Create Your Workspace
If you've ever had to clear a spot on your desk just to sign your name or separate the mail, you know how much easier it is to work when your desk is free from extraneous papers and files. Although some of your workspace may be clear after you purge and shred unnecessary documents, you may still need to carve out space on your desk to perform your daily tasks. Consider using desk organizers, business card holders and pen cups — designed for both functionality and style — to help de-clutter your space. If you're a minimalist, you can choose a desk tray to store your pens, staples and sticky notes out of sight.
Show the Real You
Your desk or work area should reflect your personal style. Decorate your space with photographs, collectibles or trinkets that take your mind off work for a few moments each day. A few personal items in your work space can bring a smile throughout the day. Keep them to a minimum, however; don’t go overboard and keep it work-appropriate.
If you're one of the three million workers who telecommute, having a dedicated and organized office space is critical to your productivity.

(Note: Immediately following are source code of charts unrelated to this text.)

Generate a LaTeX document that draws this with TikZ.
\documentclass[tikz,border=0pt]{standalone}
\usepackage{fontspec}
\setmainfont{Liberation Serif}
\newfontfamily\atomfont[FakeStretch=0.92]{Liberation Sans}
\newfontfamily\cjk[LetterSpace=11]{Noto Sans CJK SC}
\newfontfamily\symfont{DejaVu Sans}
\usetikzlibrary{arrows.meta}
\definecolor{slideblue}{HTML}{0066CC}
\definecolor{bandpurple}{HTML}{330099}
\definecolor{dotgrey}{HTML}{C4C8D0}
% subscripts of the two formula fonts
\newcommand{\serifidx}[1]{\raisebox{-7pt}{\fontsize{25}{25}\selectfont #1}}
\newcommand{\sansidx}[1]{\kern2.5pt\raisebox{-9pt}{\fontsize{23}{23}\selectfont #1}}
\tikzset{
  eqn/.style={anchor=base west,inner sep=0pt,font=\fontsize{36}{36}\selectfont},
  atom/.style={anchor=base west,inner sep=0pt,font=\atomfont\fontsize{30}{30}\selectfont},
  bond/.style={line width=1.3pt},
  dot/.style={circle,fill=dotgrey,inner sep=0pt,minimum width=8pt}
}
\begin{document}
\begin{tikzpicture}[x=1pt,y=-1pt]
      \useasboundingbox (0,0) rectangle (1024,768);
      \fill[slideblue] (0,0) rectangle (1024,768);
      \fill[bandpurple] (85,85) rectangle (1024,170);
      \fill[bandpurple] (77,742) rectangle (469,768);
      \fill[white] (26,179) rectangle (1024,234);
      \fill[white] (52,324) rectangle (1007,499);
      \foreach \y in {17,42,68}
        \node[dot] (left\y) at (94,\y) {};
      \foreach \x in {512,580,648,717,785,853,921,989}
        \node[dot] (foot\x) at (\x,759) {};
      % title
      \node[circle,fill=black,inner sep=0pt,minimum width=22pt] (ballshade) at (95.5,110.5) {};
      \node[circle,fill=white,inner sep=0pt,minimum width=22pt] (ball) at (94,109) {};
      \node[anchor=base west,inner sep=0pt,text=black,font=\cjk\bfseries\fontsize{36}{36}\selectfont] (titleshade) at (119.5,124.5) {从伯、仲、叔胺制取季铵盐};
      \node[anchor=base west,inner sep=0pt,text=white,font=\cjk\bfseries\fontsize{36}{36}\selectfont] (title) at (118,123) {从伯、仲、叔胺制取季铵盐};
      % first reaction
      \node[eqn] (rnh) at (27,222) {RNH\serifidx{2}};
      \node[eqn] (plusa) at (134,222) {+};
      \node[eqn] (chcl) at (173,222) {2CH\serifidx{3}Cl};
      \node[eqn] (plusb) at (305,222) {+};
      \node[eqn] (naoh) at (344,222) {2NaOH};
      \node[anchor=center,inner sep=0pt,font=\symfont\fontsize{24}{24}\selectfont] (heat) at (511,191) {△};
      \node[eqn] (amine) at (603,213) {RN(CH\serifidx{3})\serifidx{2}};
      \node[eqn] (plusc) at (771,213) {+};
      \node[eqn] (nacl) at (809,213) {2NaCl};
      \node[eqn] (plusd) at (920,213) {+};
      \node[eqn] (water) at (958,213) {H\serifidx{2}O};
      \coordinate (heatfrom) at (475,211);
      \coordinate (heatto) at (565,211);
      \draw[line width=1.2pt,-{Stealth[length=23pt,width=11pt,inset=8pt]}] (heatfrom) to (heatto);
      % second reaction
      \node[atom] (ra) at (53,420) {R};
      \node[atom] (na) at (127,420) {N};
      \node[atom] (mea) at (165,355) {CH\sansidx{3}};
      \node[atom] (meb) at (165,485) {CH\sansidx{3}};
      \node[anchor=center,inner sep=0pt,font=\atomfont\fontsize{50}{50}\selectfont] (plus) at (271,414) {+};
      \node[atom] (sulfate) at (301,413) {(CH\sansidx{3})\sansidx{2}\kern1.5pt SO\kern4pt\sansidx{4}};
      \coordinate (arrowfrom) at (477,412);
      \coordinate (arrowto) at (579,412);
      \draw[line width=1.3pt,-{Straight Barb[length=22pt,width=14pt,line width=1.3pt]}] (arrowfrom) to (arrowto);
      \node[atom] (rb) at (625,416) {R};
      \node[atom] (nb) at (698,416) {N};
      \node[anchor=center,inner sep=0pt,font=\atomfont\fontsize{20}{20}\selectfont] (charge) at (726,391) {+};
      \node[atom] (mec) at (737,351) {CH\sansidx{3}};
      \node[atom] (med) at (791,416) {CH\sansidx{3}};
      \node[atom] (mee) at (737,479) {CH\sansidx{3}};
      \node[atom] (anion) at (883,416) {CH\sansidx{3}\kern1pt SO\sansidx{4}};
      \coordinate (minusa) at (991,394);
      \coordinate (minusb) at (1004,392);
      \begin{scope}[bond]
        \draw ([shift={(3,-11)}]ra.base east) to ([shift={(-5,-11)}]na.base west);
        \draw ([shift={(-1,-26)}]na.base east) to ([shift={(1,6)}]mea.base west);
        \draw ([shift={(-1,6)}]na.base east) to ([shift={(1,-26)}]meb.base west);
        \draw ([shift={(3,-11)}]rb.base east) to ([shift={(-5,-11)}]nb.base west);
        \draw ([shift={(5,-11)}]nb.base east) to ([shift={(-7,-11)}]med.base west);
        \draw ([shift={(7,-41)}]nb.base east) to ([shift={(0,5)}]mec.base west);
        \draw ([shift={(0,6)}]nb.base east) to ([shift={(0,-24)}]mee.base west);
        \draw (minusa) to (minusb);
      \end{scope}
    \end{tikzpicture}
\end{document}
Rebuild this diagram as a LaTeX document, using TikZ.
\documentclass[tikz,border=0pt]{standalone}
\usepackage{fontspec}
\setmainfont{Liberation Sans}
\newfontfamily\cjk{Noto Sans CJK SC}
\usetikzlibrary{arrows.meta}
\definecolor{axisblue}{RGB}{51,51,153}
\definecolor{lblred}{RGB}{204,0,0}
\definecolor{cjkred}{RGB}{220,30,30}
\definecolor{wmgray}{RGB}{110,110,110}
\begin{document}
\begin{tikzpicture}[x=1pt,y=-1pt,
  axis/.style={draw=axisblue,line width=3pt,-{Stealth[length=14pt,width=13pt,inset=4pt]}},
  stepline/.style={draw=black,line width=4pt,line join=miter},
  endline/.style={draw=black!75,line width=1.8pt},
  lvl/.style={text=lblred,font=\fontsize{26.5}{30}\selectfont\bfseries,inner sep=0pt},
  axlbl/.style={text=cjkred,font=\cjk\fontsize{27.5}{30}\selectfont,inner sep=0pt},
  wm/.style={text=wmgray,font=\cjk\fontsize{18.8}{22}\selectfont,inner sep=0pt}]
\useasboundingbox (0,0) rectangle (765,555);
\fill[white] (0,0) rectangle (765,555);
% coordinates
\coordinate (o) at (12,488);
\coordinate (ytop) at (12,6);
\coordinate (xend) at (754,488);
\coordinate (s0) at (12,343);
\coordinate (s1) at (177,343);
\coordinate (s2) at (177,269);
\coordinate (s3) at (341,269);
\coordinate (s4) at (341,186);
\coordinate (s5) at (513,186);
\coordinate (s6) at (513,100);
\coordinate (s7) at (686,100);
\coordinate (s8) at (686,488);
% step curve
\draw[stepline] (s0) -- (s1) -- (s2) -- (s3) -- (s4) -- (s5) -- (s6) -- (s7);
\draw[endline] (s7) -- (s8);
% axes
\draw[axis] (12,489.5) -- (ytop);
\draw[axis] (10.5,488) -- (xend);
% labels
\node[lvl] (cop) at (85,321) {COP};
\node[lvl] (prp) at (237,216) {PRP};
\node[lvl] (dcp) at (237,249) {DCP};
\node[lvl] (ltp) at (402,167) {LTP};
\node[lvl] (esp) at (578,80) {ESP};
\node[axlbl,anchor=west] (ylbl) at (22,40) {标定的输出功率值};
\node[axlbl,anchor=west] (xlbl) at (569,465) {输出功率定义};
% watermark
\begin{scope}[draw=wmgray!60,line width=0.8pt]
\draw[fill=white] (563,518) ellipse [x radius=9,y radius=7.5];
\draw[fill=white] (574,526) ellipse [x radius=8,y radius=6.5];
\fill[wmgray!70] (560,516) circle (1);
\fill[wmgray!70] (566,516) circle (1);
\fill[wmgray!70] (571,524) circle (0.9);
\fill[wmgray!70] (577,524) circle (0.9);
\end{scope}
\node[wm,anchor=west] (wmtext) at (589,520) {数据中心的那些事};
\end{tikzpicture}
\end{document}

A March 2014 article in The New York Times titled "It's Unclearly Defined, but Telecommuting Is Fast on the Rise," defines telecommuters as people with full-time jobs who work outside a traditional office at least half the time. If you find it challenging to accomplish a full day's work with a makeshift office on the kitchen table, you're a prime candidate for home office organization. Begin by creating an actual office space. Many telecommuters convert a guest bedroom into an office because it has minimal in-and-out traffic and few distractions. Replicate an actual office with a proper desk, ergonomically suitable chair, shredder and office supplies. Maintain this organized workspace by not using it for watching television, gaming or activities that can eventually clutter your office environment.